Amy Hamilton continues to make history with her students at Sleepy Hill Middle.
Hamilton, who teaches technology and engineering, is the proud instructor of five Sleepy Hill students who recently competed in the SkillsUSA State Leadership and Skills Conference. Each captured a gold medal.
– David Cunningham, Gabriel Millman and Elaynah Myrick, winners of the Team Engineering Challenge
– Naomae Harmon, winner of the Pin Design event
– Hezekiah Mitchell-Marr, winner of the Job Skills Demonstration Open event
The statewide SkillsUSA competition, which was held virtually this year, featured students competing in a variety of trade, technical and leadership events.
Although SkillsUSA has an active membership at the high school and postsecondary level, there are only a handful of middle school chapters in Florida. Hamilton broke ground when she started the state’s first middle school chapter at Sleepy Hill about four years ago.
Because of COVID-19 and other challenges, Hamilton’s students were the only middle school chapter competing in the State Leadership and Skills Conference this year. Still, their medals were hard-won.
Each student had to earn a high score in their event to receive a medal and advance to compete at the national level in June. Two of Hamilton’s students — Harmon and Mitchell-Marr — made SkillsUSA history as the first middle schoolers to compete and place in their events at the state level.
Hamilton said she hopes that other Florida middle schools will get involved in SkillsUSA to provide more opportunities for her students to interact and compete with peers. However, she does take pride in being a trailblazer, and says that SkillsUSA officials have been very supportive of the Sleepy Hill chapter.
Two years ago, a trio of her students from Sleepy Hill became the first middle school team from Florida to ever receive a medal at the SkillsUSA (national) Championships.

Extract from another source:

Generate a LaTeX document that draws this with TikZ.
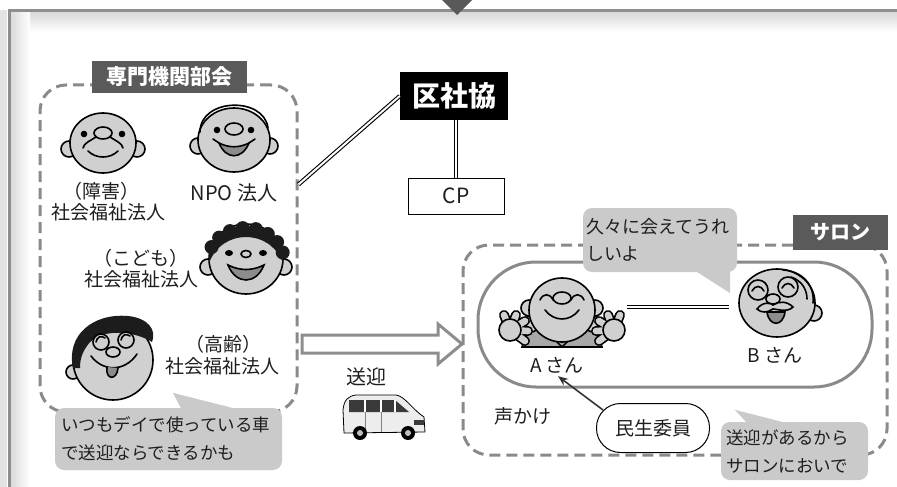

“It’s an amazing organization, I love what it does for the kids,” Hamilton said. “It teaches the kids about what they need to be a highly skilled professional — to be able to speak well, how to be adaptable, flexible. It shows them paths they might not have thought about. It makes them such well-rounded individuals. My students know how to create resumes already. These kids are going to be dynamic.”